The Matiss-2 experiment was placed in Europe’s space laboratory Columbus for just under a year collecting dust and bacteria. Researchers will now analyse the surfaces to see which materials are least hospitable to unwanted bacteria – focusing on materials that expel water.
Everybody knows a clean house is a healthy place to live, but what if you live on the International Space Station? Air and water are constantly recycled and waste can only be removed when a spacecraft departs for Earth every few months. For the six astronauts living in humanity’s habitat in space, keeping the Station clean is an important part of their life to avoid bacteria and fungus. Every Saturday is cleaning day, when the whole crew wipe surfaces, vacuum and collect waste.
The Matiss experiment is investigating antibacterial properties of materials in space to see if future spacecraft could be made easier to clean.
The experiment consists of plaques placed in the European Columbus laboratory and leave for at least three months. France’s CNES space agency, in collaboration with the ENS University of Lyon, research institute CEA Tech - LETI and construction company Saint-Gobain, selected five advanced materials that could stop bacteria from settling and growing on the surface. A sixth element, made of glass, is used as control material.

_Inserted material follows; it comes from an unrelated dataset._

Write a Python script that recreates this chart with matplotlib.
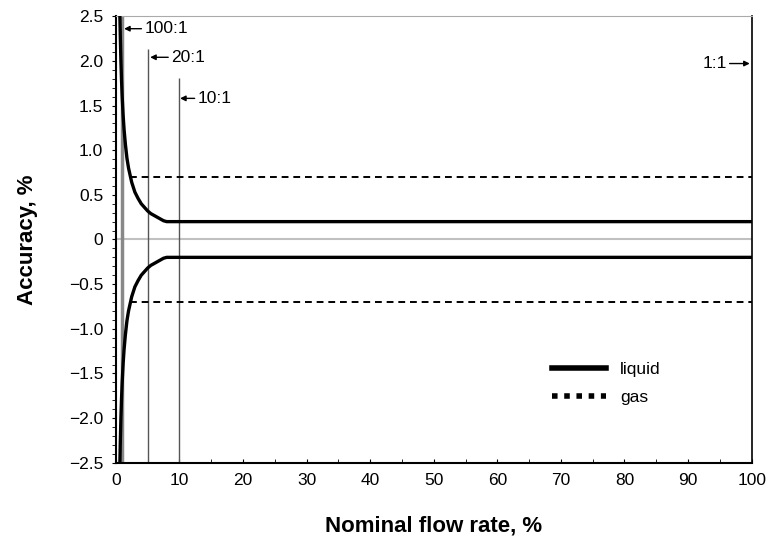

The materials are a diverse mix of advanced technology – from self-assembly monolayers and green polymers to ceramic polymers and water-repellent hybrid silica. The smart materials should stop bacteria from sticking to the surface and growing, effectively making them easier to clean and more hygienic – but which one works best?
The units are open on the sides to let air flow naturally through and collect any bacteria floating past.
The Matiss-2 experiment returned to Earth for analysis on 27 August 2019 inside a Dragon spacecraft.